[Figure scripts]
======
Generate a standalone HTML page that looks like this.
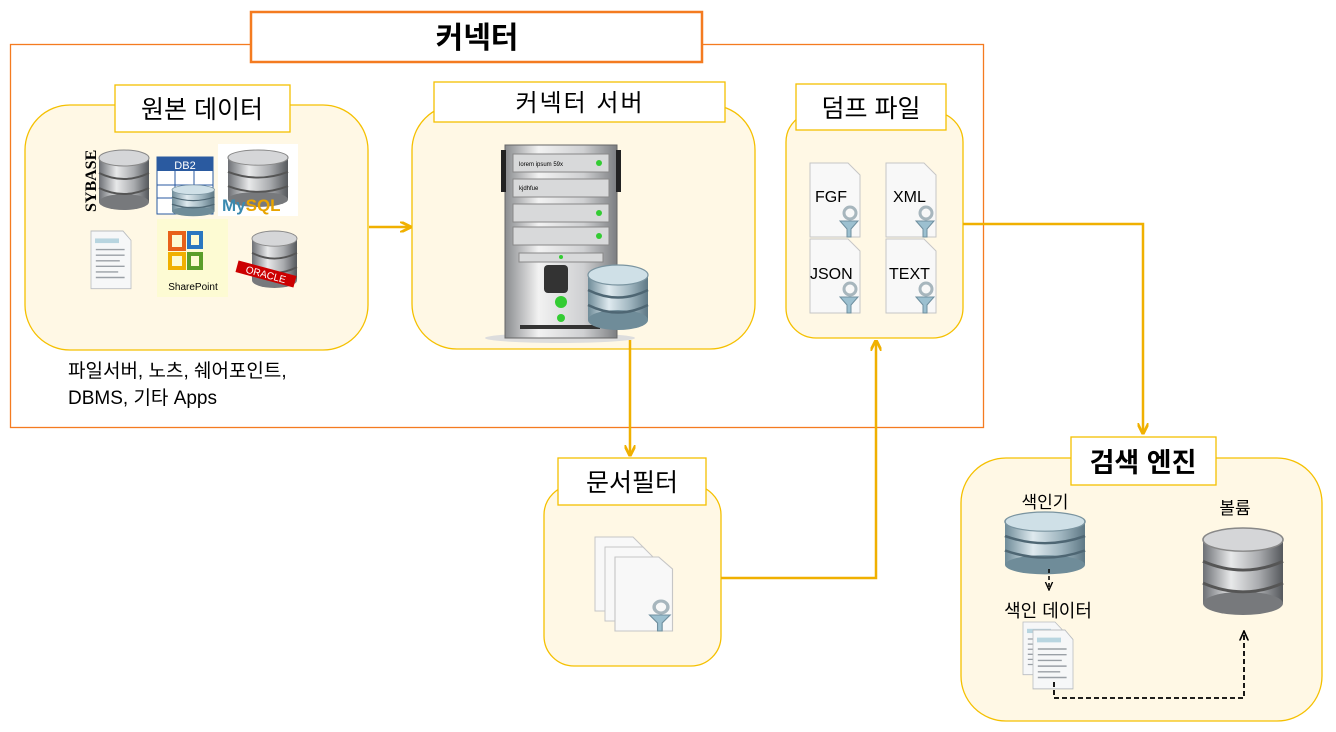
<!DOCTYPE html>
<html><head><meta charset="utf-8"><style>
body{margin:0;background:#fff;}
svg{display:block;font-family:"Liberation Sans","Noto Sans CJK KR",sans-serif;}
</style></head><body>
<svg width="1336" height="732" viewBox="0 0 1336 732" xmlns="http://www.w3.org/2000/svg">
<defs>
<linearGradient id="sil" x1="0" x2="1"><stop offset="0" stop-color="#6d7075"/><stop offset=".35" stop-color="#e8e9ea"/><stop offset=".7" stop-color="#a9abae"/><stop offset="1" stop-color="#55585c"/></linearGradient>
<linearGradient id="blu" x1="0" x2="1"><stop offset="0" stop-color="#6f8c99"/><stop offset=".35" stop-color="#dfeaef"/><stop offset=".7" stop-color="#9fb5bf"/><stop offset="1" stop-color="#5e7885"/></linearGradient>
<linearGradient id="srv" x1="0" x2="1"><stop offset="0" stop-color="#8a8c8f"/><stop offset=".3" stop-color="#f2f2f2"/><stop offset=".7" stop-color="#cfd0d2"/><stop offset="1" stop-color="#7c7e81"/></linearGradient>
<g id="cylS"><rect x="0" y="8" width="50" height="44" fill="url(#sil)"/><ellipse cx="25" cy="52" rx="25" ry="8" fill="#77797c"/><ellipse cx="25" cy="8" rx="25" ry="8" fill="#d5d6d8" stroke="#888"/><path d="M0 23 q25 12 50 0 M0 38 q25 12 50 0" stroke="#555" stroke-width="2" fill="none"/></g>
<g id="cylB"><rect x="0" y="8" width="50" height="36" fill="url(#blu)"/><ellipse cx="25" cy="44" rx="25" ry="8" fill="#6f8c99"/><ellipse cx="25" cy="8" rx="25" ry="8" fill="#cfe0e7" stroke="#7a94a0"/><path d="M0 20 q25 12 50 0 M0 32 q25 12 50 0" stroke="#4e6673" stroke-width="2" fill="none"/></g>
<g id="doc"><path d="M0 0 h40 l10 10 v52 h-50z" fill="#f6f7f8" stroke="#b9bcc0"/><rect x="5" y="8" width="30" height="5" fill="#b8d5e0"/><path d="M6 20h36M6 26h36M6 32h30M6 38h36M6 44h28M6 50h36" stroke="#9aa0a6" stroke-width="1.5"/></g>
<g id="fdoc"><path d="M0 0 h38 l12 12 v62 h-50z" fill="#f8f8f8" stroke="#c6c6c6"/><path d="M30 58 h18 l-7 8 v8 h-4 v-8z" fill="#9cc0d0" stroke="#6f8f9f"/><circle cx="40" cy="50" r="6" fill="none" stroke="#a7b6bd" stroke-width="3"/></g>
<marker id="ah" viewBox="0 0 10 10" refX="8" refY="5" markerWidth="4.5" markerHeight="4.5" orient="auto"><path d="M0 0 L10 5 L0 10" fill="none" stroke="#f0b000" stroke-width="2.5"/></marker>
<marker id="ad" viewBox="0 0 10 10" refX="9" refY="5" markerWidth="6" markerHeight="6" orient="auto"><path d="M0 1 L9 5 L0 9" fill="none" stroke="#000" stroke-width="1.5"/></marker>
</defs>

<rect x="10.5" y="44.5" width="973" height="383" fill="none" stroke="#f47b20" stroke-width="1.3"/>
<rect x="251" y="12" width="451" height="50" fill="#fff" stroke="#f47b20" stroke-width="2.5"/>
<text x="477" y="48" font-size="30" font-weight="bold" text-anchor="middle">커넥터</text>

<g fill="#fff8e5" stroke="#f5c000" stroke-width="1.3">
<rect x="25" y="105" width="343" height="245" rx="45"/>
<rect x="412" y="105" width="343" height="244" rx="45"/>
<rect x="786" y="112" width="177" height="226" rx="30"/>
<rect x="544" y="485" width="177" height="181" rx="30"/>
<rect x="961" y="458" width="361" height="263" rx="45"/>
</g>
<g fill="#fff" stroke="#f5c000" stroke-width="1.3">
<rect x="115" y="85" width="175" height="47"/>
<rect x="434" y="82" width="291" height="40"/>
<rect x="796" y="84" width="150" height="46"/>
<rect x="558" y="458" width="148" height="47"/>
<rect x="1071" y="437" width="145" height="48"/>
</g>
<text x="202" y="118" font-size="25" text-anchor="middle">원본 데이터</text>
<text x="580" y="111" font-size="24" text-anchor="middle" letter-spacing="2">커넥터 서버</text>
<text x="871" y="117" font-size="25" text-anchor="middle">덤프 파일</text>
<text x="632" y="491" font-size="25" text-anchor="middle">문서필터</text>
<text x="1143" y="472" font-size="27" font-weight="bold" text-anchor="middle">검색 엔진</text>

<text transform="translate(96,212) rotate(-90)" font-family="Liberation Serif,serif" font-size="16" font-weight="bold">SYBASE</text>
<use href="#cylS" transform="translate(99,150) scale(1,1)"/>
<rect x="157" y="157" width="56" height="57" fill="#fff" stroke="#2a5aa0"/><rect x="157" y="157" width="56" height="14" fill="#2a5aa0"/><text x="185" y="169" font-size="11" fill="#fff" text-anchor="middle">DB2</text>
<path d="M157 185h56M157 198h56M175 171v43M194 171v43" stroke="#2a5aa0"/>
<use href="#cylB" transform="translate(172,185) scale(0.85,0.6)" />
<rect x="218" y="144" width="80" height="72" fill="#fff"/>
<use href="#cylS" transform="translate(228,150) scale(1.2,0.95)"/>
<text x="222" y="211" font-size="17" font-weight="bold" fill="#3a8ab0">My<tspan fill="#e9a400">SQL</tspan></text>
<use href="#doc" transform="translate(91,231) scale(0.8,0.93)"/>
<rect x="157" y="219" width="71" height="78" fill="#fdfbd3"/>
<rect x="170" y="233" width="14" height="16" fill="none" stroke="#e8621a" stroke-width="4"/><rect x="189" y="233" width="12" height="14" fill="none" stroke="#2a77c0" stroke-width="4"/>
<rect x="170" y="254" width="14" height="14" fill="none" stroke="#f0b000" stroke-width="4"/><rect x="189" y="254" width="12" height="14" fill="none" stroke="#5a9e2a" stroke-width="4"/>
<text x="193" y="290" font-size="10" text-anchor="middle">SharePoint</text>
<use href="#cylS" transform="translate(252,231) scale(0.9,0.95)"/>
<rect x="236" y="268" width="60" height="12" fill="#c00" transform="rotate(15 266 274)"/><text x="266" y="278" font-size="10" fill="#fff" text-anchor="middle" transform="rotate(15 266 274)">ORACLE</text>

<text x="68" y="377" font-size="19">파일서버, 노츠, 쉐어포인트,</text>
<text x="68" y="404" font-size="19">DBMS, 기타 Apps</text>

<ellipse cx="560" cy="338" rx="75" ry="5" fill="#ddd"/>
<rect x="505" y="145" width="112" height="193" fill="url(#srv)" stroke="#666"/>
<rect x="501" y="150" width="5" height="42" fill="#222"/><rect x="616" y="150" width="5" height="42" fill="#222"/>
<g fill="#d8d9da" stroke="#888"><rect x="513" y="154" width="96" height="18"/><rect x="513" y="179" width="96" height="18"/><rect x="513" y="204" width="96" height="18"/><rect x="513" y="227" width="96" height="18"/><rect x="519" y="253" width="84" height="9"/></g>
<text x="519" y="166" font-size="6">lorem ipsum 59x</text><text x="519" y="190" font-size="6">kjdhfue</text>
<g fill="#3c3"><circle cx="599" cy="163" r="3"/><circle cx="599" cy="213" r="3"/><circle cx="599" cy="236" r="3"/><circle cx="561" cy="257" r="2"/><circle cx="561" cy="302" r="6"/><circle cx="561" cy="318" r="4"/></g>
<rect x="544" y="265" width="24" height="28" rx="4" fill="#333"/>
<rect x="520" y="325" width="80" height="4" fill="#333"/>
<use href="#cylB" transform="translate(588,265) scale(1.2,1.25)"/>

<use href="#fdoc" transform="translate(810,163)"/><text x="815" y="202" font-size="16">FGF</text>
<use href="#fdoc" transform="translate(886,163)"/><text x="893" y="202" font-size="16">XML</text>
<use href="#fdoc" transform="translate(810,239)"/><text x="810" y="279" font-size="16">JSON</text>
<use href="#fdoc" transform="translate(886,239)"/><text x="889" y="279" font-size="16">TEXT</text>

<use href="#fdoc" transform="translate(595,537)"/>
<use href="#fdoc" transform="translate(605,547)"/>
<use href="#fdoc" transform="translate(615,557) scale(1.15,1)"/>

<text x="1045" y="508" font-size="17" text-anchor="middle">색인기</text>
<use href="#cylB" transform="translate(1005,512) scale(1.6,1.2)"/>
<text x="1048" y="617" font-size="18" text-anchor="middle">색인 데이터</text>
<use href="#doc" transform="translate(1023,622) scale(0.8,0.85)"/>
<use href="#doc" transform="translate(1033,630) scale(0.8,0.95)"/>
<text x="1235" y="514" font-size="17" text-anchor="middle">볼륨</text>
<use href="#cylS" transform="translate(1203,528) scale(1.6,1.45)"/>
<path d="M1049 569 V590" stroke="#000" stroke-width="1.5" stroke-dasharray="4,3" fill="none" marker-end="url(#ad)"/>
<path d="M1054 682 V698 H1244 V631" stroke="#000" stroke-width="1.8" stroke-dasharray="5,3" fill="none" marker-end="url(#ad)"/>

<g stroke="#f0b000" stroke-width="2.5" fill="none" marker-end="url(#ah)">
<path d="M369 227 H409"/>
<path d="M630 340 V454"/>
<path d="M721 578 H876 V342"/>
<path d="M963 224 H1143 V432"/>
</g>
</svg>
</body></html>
======
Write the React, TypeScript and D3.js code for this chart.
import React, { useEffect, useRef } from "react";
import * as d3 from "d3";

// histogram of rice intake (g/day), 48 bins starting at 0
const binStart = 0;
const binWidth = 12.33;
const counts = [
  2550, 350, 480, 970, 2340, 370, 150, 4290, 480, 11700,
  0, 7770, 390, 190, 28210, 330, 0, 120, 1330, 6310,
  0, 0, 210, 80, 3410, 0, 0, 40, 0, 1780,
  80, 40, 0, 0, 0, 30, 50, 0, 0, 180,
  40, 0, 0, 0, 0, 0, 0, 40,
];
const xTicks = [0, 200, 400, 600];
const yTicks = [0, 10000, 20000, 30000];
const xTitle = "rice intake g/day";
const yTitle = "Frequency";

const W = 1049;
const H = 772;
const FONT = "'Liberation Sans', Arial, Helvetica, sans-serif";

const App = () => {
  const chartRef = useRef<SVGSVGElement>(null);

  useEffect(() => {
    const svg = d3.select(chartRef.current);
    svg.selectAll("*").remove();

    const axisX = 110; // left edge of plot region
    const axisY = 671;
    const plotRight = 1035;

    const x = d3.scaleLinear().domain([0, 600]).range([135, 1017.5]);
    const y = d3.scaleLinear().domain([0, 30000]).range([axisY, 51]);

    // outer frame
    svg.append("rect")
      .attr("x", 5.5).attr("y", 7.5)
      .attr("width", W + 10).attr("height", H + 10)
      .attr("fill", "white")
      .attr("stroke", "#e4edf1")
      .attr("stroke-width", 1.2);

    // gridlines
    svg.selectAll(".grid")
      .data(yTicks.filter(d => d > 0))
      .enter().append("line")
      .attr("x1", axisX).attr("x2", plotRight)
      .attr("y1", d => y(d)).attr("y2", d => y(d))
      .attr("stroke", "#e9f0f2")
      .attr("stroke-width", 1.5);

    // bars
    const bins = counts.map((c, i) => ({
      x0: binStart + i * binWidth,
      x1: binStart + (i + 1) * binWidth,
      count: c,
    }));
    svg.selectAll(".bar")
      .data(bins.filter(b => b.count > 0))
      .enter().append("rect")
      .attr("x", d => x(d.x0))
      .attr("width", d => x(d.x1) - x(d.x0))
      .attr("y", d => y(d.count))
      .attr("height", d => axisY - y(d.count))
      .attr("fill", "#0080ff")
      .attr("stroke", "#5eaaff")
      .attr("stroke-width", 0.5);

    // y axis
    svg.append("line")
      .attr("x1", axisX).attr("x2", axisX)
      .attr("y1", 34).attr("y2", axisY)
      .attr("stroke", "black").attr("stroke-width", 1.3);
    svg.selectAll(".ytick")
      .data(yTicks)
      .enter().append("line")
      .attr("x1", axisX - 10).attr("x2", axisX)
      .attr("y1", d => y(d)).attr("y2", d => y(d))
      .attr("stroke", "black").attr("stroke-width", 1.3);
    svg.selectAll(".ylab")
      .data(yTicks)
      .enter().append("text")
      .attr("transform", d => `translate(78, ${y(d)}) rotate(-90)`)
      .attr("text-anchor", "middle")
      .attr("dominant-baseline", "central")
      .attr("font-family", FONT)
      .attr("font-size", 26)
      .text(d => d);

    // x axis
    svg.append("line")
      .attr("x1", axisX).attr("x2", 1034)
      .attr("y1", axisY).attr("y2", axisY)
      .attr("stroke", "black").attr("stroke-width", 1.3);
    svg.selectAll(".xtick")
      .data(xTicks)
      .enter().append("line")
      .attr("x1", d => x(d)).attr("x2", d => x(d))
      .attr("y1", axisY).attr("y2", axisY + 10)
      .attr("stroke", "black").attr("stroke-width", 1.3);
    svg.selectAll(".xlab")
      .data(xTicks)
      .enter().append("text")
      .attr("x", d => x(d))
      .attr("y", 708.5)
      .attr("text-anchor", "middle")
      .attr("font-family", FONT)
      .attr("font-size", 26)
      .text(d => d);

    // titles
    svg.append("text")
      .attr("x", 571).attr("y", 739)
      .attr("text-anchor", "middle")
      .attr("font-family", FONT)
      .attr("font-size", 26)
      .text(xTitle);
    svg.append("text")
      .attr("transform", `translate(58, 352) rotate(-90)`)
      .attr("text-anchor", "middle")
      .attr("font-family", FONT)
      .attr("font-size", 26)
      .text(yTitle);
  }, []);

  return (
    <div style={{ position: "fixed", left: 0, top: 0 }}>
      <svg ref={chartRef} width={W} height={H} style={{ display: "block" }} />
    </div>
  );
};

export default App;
======
Where a line above contains the string "this", copy that line.

Generate a standalone HTML page that looks like this.
Write the React, TypeScript and D3.js code for this chart.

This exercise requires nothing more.